The beatification process commenced after "nihil obstat" was granted to the cause from the Congregation for the Causes of Saints (C.C.S.) on 1 June 1979 when he was titled as a Servant of God. The diocesan process opened on 22 March 1980 and concluded not long after, which allowed for the C.C.S. to validate the process on 14 December 1984 and later assume possession of the Positio in 1991.

Theologians approved the cause on 25 October 1996 and the C.C.S. followed this on 8 April 1997. Zatti became titled as Venerable – on 7 July 1997 – after Pope John Paul II confirmed the fact that the late religious had indeed lived a model Christian life of heroic virtue.

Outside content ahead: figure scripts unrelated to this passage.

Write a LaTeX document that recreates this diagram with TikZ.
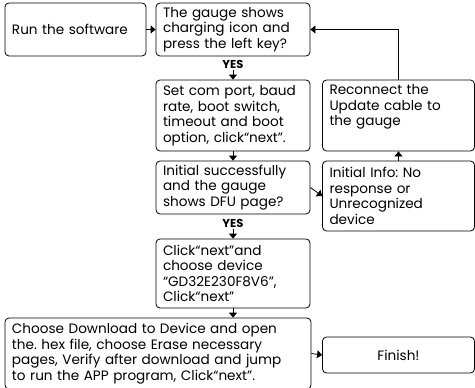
\documentclass[tikz,border=0pt]{standalone}
\usepackage{fontspec}
\setmainfont{Poppins}
\usepackage{tikz}
\usetikzlibrary{arrows.meta,positioning}
\tikzstyle{arrow} = [line width=0.8pt,-{Triangle[length=5pt,width=8pt]}]

\begin{document}
\frenchspacing
\begin{tikzpicture}[x=1pt,y=-1pt]
                \tikzstyle{stepbox}=[draw,line width=0.8pt,rounded corners=4pt,align=left,inner xsep=7pt,inner ysep=0pt,font=\fontsize{13.6}{15.5}\selectfont]
                \tikzstyle{yes}=[inner sep=1pt,font=\fontsize{11.5}{12}\selectfont\bfseries]
                \useasboundingbox (0,0) rectangle (475,388);

                \node [stepbox,text width=127,minimum height=53] (run) at (75.5,29.5)
                {Run the software};
                \node [stepbox,text width=140,minimum height=53] (gauge) at (233,29.5)
                {The gauge shows\\charging icon and\\press the left key?};
                \node [stepbox,text width=140,minimum height=71] (setup) at (233,115.5)
                {Set com port, baud\\rate, boot switch,\\timeout and boot\\option, click“next”.};
                \node [stepbox,text width=138,minimum height=71] (reconnect) at (398.5,115.5)
                {Reconnect the\\Update cable to\\the gauge\\\strut};
                \node [stepbox,text width=140,minimum height=53] (initial) at (233,187.5)
                {Initial successfully\\and the gauge\\shows DFU page?};
                \node [stepbox,text width=138,minimum height=70] (info) at (398.5,196)
                {Initial Info: No\\response or\\Unrecognized\\device};
                \node [stepbox,text width=140,minimum height=69] (click) at (233,273.5)
                {Click“next”and\\choose device\\“GD32E230F8V6”,\\Click“next”};
                \node [stepbox,text width=292,minimum height=71] (download) at (158,353.5)
                {Choose Download to Device and open\\the. hex file, choose Erase necessary\\pages, Verify after download and jump\\to run the APP program, Click“next”.};
                \node [stepbox,text width=138,minimum height=36,align=center] (finish) at (398.5,355)
                {Finish!};

                \node [yes,below=2.5pt of gauge] (yes1) {YES};
                \node [yes,below=3.5pt of initial] (yes2) {YES};

                \draw [arrow] (run.east) -- (gauge.west);
                \draw [arrow] (yes1.south) -- (setup.north);
                \draw [arrow] (setup.south) -- (initial.north);
                \draw [arrow] (initial.east) -- (info.west);
                \draw [arrow] (info.north) -- (reconnect.south);
                \draw [arrow] (reconnect.north) |- (gauge.east);
                \draw [arrow] (yes2.south) -- (click.north);
                \draw [arrow] (click.south) -- (click.south |- download.north);
                \draw [arrow] (download.east) -- (finish.west);
            \end{tikzpicture}
\end{document}
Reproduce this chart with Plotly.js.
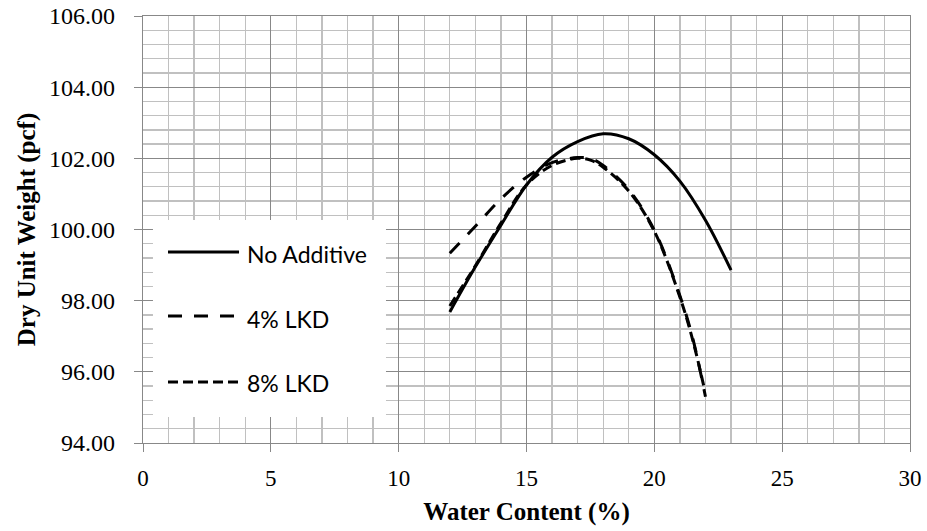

The process for investigating a miracle opened in Buenos Aires after Jorge Mario Bergoglio – the future Pope Francis – inaugurated the process on 14 April 1998 and closed it one month later on 14 May 1998. The C.C.S. validated this process in Rome on 20 November 1998. A medical board approved the miracle on 9 March 2000 and theologians followed this decision on 27 October 2000. The C.C.S. voted in favor as well on 6 February 2001 which led to papal approval on 24 April 2001.

The postulator of this cause was Postulator General Father Pierluigi Cameroni.

Zatti was beatified on 14 April 2002 in Saint Peter's Square.

On 9 April 2022, Pope Francis authorized the Congregation for the Causes of Saints to promulgate a decree concerning a second miracle attributed to Zatti. In August 2022, it was announced that he would be canonized on 9 October 2022.